**Material provided**:
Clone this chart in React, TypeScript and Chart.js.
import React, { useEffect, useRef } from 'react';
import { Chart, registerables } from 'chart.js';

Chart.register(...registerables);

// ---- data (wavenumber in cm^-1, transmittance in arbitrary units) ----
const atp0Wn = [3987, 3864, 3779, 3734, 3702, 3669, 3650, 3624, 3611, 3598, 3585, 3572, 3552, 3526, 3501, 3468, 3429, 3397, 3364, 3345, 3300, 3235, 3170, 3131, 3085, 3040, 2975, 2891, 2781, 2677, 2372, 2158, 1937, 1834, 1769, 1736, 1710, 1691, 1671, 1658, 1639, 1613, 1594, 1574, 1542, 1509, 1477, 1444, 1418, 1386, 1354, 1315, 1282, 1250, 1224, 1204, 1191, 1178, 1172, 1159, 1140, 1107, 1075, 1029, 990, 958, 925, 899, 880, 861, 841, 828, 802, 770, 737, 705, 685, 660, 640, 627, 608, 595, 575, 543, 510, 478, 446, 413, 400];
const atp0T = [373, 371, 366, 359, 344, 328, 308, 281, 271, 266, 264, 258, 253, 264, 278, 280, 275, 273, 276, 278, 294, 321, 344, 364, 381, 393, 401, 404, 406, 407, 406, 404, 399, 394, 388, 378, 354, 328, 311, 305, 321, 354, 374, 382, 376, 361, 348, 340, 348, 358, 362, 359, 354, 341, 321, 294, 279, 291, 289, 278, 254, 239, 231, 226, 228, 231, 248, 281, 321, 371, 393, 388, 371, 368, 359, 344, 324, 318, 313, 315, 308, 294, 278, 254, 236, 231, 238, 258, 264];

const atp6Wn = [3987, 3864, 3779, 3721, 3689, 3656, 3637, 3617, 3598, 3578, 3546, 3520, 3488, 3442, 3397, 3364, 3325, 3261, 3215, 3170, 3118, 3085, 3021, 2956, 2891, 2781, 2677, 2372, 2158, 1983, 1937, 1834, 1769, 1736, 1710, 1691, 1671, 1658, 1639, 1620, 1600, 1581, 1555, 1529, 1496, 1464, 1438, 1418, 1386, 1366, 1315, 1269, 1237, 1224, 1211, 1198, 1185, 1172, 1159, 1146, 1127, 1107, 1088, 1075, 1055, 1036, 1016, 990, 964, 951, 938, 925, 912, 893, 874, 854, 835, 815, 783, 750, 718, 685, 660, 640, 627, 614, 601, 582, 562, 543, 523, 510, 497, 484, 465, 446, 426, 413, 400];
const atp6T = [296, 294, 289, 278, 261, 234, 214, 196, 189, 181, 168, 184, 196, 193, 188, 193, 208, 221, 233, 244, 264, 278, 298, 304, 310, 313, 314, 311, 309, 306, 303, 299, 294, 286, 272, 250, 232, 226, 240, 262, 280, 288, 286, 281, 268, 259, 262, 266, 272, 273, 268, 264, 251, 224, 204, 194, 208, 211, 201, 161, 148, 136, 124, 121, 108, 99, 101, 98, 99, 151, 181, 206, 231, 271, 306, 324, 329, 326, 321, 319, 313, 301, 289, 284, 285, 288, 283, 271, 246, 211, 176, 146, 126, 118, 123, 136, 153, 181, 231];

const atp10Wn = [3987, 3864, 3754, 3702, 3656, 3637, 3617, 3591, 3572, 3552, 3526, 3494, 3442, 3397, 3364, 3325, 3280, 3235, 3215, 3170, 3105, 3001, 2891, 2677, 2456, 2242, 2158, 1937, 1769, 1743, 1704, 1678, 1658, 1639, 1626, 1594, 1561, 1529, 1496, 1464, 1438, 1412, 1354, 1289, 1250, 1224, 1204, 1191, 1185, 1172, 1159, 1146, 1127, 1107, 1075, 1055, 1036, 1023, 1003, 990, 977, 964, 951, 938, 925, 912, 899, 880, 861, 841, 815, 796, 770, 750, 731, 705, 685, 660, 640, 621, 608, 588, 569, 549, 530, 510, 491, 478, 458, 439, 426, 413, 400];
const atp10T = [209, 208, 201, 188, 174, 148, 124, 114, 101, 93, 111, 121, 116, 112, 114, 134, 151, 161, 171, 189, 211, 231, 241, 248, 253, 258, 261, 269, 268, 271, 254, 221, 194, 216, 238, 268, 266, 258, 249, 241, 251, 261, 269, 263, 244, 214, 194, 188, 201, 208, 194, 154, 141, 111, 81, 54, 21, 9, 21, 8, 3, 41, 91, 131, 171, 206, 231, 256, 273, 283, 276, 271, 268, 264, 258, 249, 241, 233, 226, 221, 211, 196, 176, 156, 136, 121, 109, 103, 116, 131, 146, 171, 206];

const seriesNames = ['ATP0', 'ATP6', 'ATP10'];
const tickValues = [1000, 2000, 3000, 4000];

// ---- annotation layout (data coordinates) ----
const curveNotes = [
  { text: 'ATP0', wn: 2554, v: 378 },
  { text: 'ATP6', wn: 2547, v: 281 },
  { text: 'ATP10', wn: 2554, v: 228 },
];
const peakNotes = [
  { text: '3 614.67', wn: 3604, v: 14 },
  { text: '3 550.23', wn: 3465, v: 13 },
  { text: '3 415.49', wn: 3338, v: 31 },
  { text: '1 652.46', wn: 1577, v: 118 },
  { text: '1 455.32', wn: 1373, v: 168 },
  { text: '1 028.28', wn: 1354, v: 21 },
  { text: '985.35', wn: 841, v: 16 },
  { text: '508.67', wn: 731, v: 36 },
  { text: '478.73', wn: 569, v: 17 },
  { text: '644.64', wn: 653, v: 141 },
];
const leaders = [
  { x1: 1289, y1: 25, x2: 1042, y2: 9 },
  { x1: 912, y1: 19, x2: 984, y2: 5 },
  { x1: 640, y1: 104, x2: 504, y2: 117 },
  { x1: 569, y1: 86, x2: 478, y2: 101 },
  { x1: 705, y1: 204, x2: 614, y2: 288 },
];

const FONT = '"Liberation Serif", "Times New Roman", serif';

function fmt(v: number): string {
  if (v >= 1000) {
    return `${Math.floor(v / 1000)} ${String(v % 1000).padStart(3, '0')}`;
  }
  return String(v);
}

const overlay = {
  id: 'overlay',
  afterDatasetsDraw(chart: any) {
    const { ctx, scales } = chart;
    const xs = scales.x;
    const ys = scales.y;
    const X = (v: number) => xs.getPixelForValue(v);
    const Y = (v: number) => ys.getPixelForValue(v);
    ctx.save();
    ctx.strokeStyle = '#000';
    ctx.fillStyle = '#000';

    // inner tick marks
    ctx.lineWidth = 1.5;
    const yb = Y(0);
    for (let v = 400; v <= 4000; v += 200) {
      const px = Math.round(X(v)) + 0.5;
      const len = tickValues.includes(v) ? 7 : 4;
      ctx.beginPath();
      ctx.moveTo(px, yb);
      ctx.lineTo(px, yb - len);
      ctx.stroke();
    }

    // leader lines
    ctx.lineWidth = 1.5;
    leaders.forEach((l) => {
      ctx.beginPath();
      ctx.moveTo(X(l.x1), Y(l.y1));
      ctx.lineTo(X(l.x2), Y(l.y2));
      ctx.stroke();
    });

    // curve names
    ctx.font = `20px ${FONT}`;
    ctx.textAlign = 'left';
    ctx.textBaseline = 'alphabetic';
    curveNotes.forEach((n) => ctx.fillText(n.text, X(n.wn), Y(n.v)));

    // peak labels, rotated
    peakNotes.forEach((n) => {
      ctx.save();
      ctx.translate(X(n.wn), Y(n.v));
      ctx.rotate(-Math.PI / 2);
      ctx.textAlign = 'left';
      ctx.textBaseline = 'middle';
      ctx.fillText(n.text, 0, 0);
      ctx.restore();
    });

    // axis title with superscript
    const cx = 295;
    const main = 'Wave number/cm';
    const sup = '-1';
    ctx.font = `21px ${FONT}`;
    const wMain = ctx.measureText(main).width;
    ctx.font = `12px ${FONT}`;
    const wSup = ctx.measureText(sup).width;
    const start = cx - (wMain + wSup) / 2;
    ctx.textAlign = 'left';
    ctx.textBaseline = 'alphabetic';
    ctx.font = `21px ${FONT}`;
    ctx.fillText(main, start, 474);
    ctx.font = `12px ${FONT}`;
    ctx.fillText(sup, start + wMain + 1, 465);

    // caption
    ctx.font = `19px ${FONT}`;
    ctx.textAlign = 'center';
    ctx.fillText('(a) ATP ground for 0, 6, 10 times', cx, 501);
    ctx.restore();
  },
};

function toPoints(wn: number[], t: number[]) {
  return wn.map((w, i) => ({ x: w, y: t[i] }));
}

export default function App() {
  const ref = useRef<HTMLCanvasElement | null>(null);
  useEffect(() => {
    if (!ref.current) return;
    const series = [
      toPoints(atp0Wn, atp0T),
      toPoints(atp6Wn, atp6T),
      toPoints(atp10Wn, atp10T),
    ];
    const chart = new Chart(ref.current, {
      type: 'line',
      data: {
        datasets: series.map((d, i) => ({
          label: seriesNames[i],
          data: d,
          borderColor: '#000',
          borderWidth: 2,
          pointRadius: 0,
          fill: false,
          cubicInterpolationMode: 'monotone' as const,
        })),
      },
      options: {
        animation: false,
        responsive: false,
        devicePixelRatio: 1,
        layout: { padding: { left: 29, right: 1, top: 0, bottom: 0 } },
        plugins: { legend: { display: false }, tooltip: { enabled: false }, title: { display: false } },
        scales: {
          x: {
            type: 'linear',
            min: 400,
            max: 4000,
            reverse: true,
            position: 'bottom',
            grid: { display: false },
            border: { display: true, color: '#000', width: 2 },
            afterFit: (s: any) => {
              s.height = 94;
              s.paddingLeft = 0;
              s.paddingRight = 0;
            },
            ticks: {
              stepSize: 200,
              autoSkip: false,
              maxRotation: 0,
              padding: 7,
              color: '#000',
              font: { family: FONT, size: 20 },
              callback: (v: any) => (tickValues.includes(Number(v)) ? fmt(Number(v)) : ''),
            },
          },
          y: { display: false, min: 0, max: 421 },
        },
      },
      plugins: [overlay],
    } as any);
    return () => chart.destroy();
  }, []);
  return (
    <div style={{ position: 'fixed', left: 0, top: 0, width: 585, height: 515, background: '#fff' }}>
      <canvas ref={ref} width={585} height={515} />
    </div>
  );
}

**Exercise instructions**: Write out, exactly and with nothing else, the lines of the listing above from its first line through the line with "Chart.register(...registerables);".

**Output**:
Clone this chart in React, TypeScript and Chart.js.
import React, { useEffect, useRef } from 'react';
import { Chart, registerables } from 'chart.js';

Chart.register(...registerables);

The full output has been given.